> **Task instructions**
Among the lines of these entries, how many hold the word "this"? State only the number.

(Saved data entries)
━━━━━━━━━━━━━━━━━━━━━━━━━━━━━━
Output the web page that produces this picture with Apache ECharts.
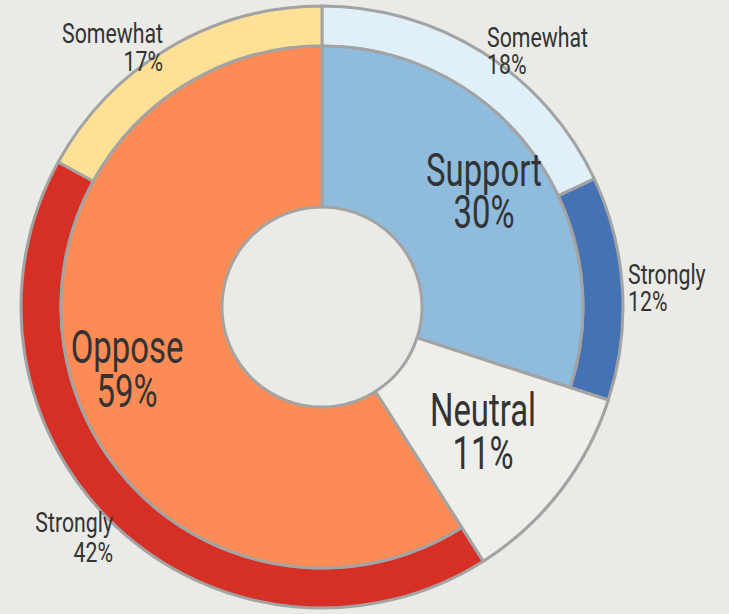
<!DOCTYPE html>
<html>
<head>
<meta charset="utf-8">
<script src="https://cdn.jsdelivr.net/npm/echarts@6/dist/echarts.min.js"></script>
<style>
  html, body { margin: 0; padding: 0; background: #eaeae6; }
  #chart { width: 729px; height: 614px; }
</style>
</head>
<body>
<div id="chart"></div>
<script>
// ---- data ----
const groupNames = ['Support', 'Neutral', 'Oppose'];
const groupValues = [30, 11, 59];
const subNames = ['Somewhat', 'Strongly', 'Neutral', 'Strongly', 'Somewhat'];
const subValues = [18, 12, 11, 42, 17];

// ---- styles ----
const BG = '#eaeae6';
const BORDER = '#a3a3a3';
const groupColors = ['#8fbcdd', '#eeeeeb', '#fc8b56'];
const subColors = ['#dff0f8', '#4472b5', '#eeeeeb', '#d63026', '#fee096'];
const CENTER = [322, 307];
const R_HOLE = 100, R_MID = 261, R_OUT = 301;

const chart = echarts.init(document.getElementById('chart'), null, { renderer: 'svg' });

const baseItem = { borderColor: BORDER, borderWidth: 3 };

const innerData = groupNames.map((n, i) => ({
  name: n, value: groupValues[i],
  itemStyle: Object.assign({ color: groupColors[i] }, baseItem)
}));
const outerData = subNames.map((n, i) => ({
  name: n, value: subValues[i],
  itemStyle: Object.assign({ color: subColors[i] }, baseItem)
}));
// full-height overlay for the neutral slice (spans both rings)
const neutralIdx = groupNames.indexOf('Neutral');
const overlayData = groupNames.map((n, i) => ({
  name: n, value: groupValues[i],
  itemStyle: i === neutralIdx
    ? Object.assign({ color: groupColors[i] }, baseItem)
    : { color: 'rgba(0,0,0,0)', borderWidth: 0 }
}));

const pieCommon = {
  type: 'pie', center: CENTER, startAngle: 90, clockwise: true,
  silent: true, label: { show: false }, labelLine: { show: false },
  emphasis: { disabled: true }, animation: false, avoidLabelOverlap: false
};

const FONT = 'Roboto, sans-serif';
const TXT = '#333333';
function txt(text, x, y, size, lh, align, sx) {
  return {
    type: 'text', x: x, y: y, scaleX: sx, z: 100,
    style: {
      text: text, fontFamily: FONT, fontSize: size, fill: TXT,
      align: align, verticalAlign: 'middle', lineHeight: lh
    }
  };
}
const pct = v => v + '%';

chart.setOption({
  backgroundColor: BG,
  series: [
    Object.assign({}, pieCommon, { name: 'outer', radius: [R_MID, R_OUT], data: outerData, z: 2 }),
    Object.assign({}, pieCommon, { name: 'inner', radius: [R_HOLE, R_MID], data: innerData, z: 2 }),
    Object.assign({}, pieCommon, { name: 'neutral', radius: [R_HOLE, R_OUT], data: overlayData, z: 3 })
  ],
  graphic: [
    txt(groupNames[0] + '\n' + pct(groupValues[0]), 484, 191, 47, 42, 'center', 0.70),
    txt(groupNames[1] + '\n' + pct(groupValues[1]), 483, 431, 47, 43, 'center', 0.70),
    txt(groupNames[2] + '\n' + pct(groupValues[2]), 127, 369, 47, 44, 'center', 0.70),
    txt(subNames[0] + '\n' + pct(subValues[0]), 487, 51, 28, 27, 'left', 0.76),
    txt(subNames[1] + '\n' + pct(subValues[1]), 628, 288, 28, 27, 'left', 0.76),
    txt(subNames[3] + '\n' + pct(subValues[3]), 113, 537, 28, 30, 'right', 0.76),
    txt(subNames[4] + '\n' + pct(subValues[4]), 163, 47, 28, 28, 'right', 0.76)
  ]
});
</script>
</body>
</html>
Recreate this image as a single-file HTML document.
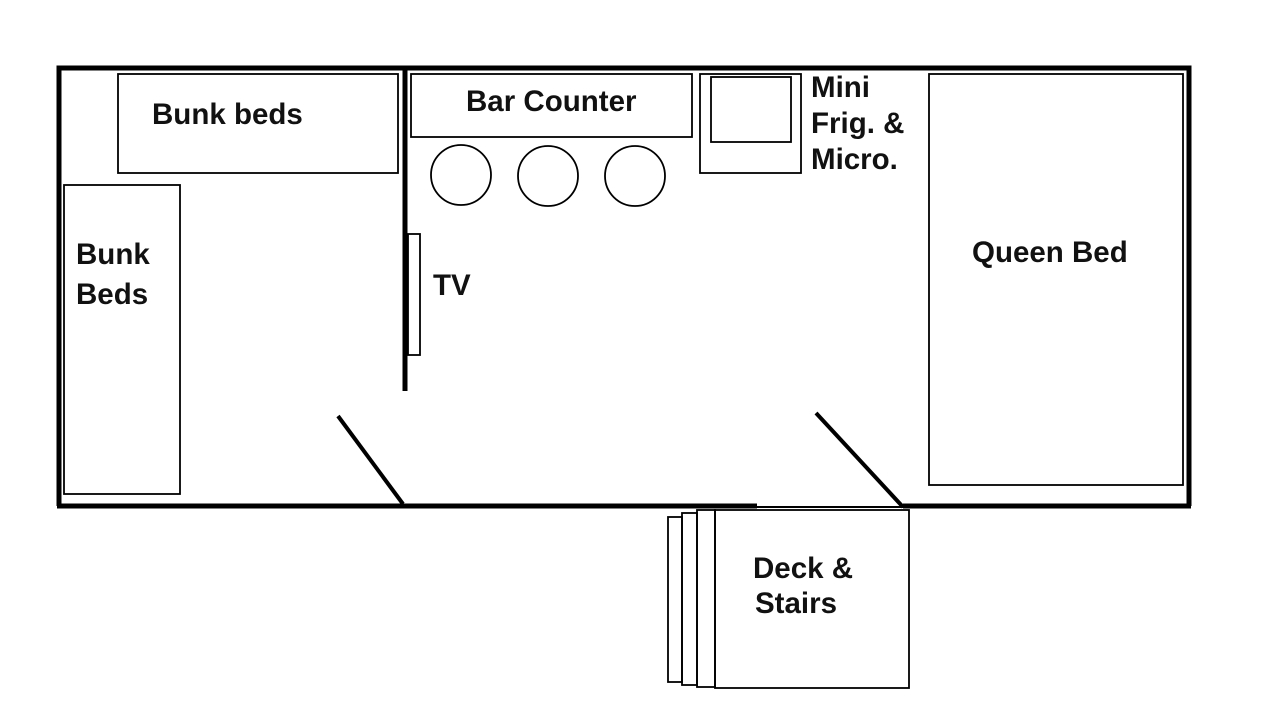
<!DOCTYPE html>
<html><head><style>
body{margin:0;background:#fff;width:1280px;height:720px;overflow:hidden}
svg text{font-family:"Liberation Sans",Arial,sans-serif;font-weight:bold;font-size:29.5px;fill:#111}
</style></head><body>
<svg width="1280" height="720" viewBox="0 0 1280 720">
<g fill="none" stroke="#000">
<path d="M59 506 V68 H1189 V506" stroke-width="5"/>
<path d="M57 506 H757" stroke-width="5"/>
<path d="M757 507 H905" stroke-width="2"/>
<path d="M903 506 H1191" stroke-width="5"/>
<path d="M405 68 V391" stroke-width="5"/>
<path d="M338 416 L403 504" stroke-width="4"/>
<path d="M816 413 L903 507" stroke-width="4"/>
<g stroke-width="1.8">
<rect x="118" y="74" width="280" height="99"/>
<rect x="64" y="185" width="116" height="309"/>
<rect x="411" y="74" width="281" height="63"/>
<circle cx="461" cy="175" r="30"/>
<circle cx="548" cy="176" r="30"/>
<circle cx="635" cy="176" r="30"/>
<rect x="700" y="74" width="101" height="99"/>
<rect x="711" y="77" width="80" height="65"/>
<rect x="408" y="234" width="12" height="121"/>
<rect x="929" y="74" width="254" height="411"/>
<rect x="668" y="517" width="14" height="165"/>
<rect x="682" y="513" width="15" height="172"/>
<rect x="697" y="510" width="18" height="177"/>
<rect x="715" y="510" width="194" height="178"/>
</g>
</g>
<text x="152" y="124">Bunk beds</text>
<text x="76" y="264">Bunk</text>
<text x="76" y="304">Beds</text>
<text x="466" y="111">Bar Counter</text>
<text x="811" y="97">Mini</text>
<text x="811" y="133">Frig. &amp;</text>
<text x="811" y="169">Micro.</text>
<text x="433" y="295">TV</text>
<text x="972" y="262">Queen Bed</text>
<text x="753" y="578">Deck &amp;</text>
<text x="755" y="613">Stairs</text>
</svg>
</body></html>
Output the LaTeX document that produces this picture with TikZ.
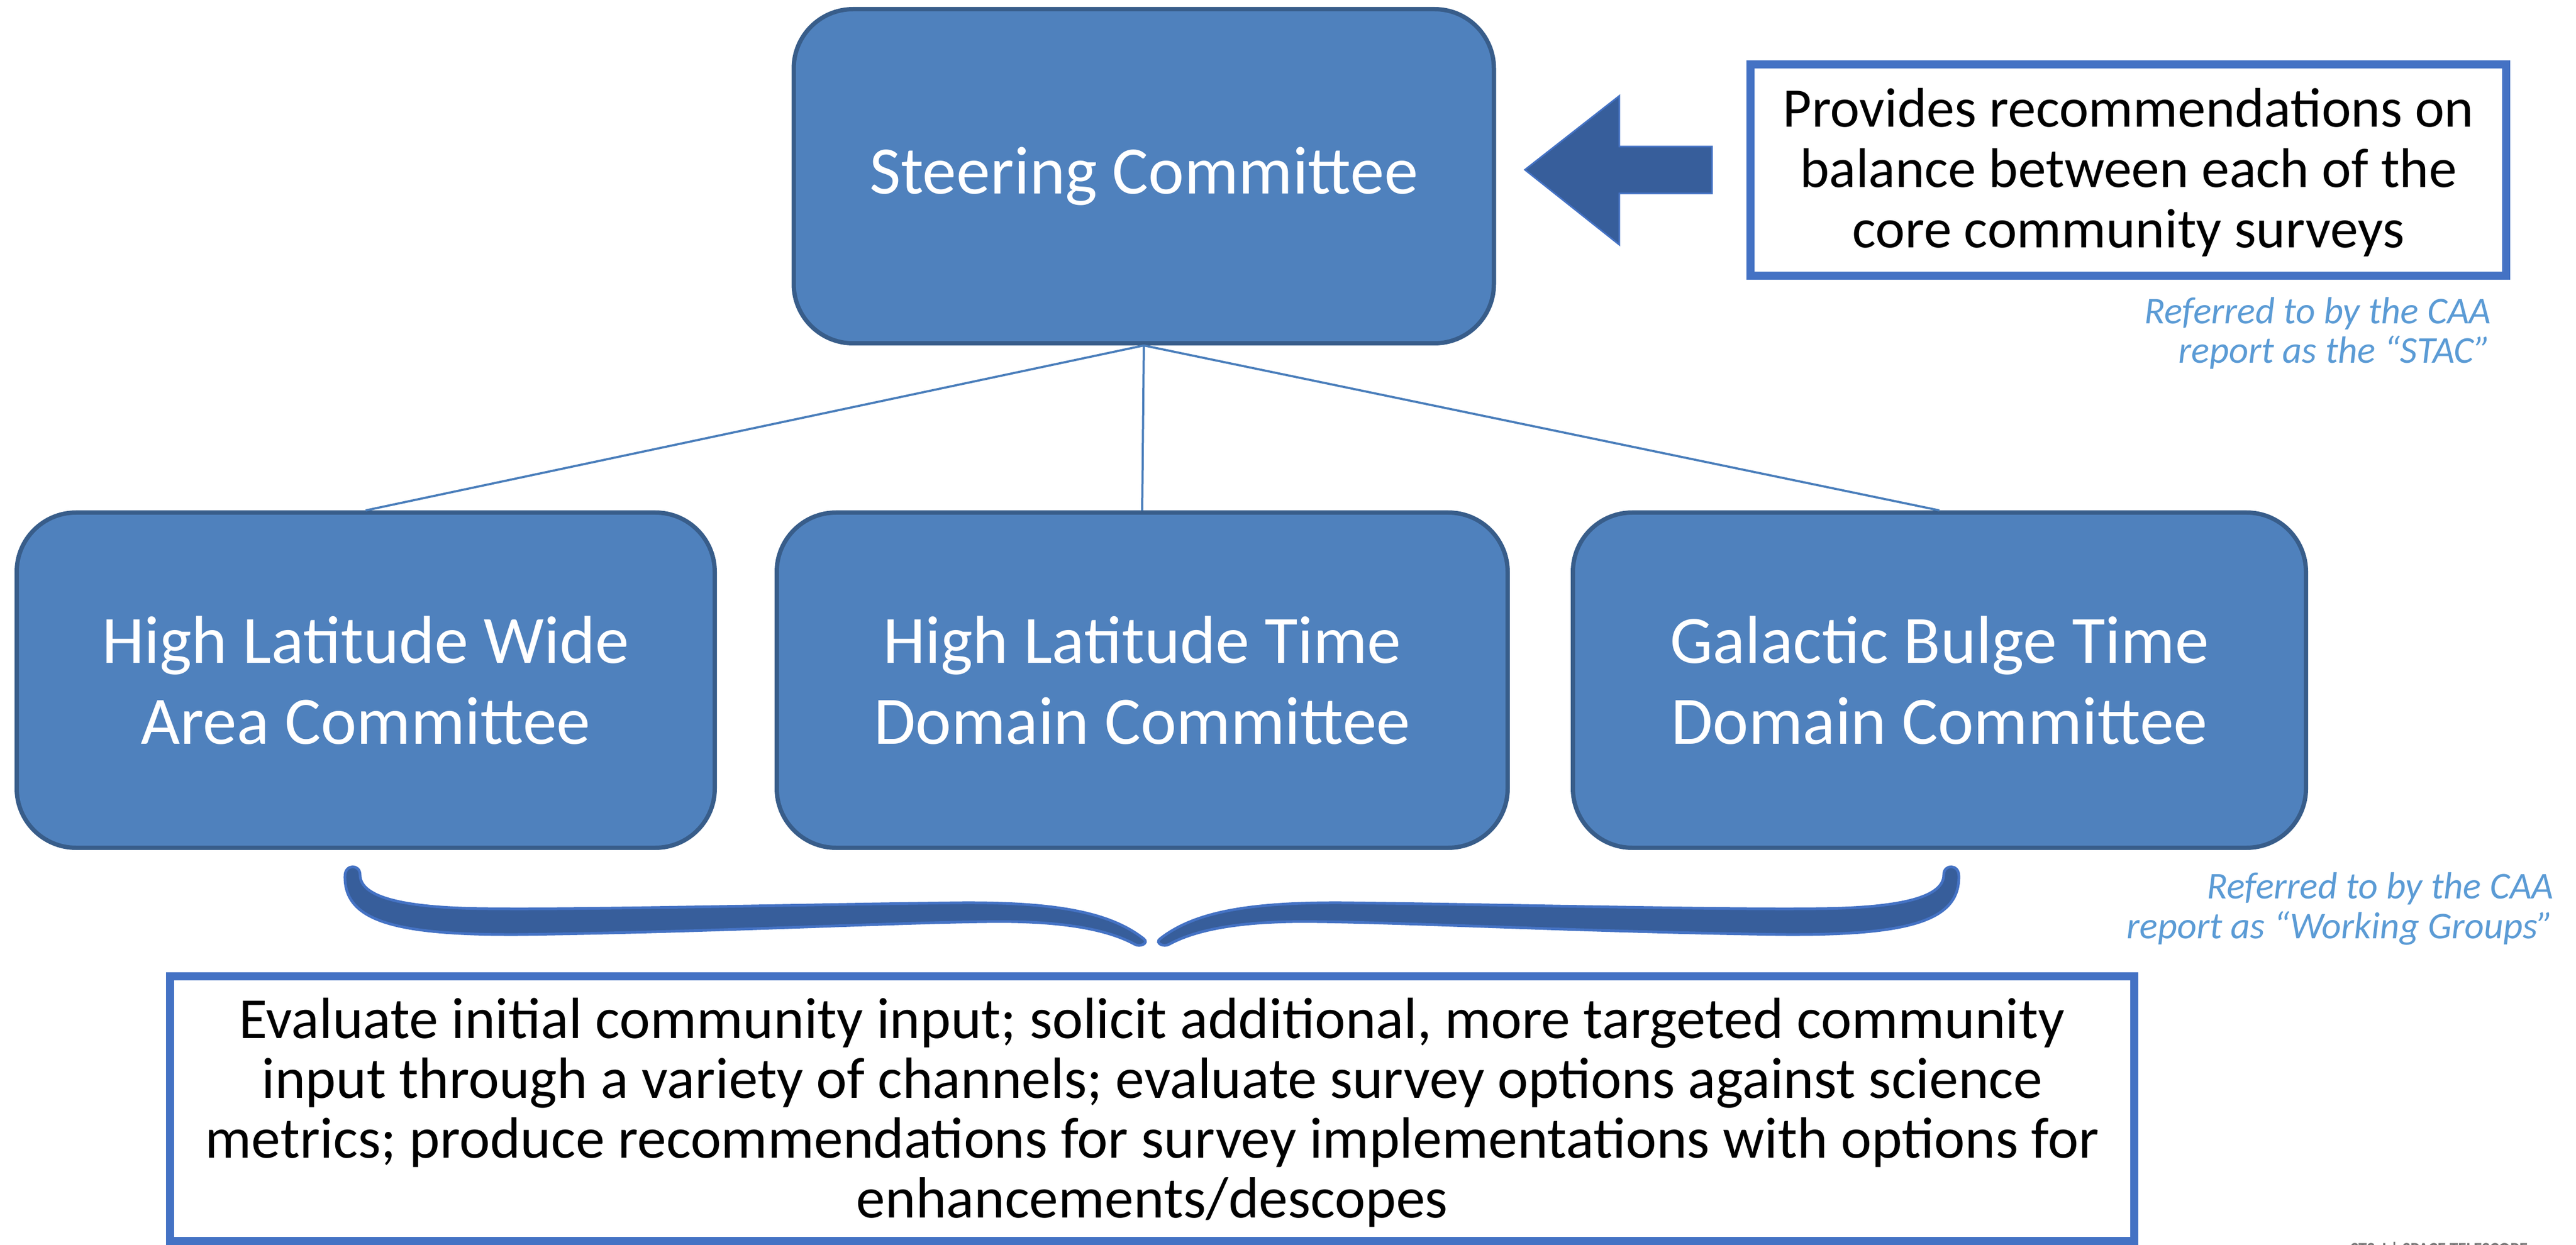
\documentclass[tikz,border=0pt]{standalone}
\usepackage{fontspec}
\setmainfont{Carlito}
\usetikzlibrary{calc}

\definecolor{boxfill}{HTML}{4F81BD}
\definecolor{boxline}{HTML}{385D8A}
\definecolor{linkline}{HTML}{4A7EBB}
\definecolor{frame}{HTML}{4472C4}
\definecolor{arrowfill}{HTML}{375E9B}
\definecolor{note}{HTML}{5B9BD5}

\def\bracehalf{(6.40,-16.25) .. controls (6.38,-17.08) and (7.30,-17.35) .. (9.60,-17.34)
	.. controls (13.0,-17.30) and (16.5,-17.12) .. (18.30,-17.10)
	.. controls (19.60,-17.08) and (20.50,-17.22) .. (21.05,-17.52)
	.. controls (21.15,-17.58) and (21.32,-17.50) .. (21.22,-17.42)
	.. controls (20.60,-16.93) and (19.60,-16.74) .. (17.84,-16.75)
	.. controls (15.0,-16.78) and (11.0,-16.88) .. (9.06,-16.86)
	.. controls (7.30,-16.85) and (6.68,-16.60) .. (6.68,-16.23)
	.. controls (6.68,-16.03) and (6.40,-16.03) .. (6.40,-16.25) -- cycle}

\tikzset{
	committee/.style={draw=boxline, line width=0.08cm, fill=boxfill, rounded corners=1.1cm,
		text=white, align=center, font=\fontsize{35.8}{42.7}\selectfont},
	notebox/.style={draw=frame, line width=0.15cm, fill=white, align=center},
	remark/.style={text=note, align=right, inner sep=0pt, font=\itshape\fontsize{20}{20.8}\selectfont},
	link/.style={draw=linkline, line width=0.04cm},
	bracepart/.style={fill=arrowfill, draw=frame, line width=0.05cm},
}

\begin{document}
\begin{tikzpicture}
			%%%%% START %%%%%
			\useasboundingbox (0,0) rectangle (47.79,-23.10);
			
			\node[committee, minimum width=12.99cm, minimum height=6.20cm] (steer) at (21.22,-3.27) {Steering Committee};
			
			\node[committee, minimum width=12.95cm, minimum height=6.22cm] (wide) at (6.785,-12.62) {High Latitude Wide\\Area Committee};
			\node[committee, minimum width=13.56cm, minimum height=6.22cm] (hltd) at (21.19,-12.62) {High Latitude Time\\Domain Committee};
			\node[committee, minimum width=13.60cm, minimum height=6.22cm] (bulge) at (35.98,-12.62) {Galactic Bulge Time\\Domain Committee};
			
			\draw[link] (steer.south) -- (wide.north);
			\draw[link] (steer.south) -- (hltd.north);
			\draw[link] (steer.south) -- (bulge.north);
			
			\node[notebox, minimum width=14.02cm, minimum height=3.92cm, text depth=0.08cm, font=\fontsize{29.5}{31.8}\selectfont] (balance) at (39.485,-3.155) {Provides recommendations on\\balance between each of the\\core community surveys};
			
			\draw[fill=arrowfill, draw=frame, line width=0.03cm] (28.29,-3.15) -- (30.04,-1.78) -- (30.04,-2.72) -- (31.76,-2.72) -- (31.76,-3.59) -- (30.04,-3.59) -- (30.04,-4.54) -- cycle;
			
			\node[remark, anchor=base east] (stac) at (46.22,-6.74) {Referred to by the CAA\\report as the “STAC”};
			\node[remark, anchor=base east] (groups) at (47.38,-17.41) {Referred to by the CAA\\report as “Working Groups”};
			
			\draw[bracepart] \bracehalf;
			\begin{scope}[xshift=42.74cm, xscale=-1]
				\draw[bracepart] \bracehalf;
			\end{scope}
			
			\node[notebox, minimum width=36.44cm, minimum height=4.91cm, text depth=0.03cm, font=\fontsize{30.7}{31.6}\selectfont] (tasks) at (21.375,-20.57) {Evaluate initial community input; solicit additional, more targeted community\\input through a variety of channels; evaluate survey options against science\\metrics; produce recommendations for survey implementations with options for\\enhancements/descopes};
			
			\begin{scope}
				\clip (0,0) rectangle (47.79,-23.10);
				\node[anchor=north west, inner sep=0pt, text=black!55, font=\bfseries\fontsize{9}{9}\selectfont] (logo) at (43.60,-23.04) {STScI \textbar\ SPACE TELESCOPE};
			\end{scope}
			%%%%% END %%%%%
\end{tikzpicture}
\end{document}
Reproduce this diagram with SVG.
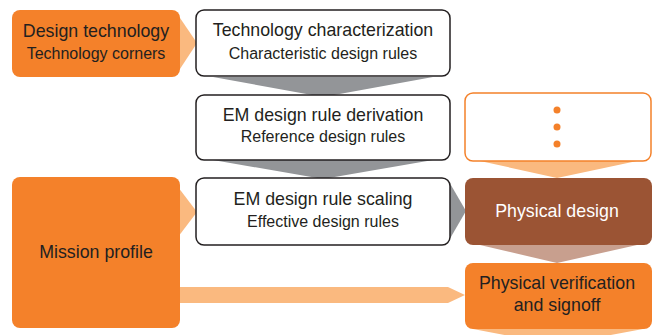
━━━━━━━━━━━━━━━━━━━━━━━━━━━━━━
> **The response**
4